The business – which floated on the London Stock Exchange in 1973 – saw sales reach £225.4 million in 2019, marking a 4 per cent year-on-year jump, with pre-tax profit growing by a tenth to £12m. The board proposes a final dividend of 1.76 pence per share, amounting to a full year dividend of 2.45 pence, a 7 per cent year-on-year increase.
“The performance in 2019 was in line with market expectations and was achieved against a well-publicised backdrop of economic uncertainty resulting in weaker demand,” said the company, which started out in 1949 as a commercial stationer on Bath Street.
Its packaging distribution arm grew sales by 4 per cent to £196.7m. Sales revenue from existing customers was hit by weaker demand and sales price deflation last year but this was offset by good growth in new business and the benefit of £5.7m from acquisitions, said the group.
In 2019 it acquired Ecopac (UK) and Leyland Packaging Company (Lancs) – saying have both performed well since their arrival. Sales in manufacturing operations reached £28.7m, up by 4 per cent – while the group’s pension deficit at 31 December fell by £3.3m to £6.5m.
Chairman Stuart Paterson said: “Continued profit growth over a ten-year period confirms the board’s confidence that its consistent strategy of positioning the business to serve key growth markets in the protective packaging sector remains appropriate and continues to be effective. 2020 has started well and profitability in the year to date is ahead of the same period in 2019.
“The business will remain focused on the delivery of continued profit growth through the provision for our customers of added-value protective packaging products and services in target market sectors, combined with efficiency improvements and the completion of value-enhancing acquisitions… we are confident that the group will deliver further progress in 2020.”

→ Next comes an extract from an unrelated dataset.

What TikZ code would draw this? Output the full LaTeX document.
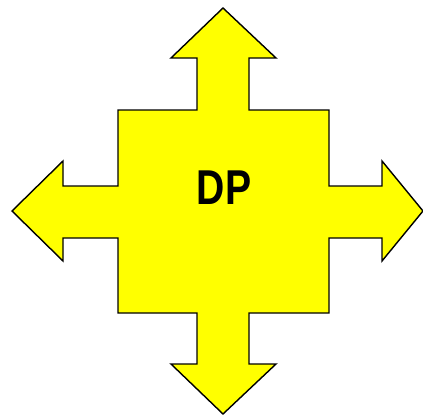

Andrew Simms, analyst at house broker Arden, said: “Macfarlane has reported 2019 results in line with our forecasts, despite tough end markets, with a robust outlook for 2020. In our view, the current share price does not reflect the consistent characteristics of the business.
“We believe the results and outlook are an endorsement of strategy and the stock should trade comfortably above current levels.”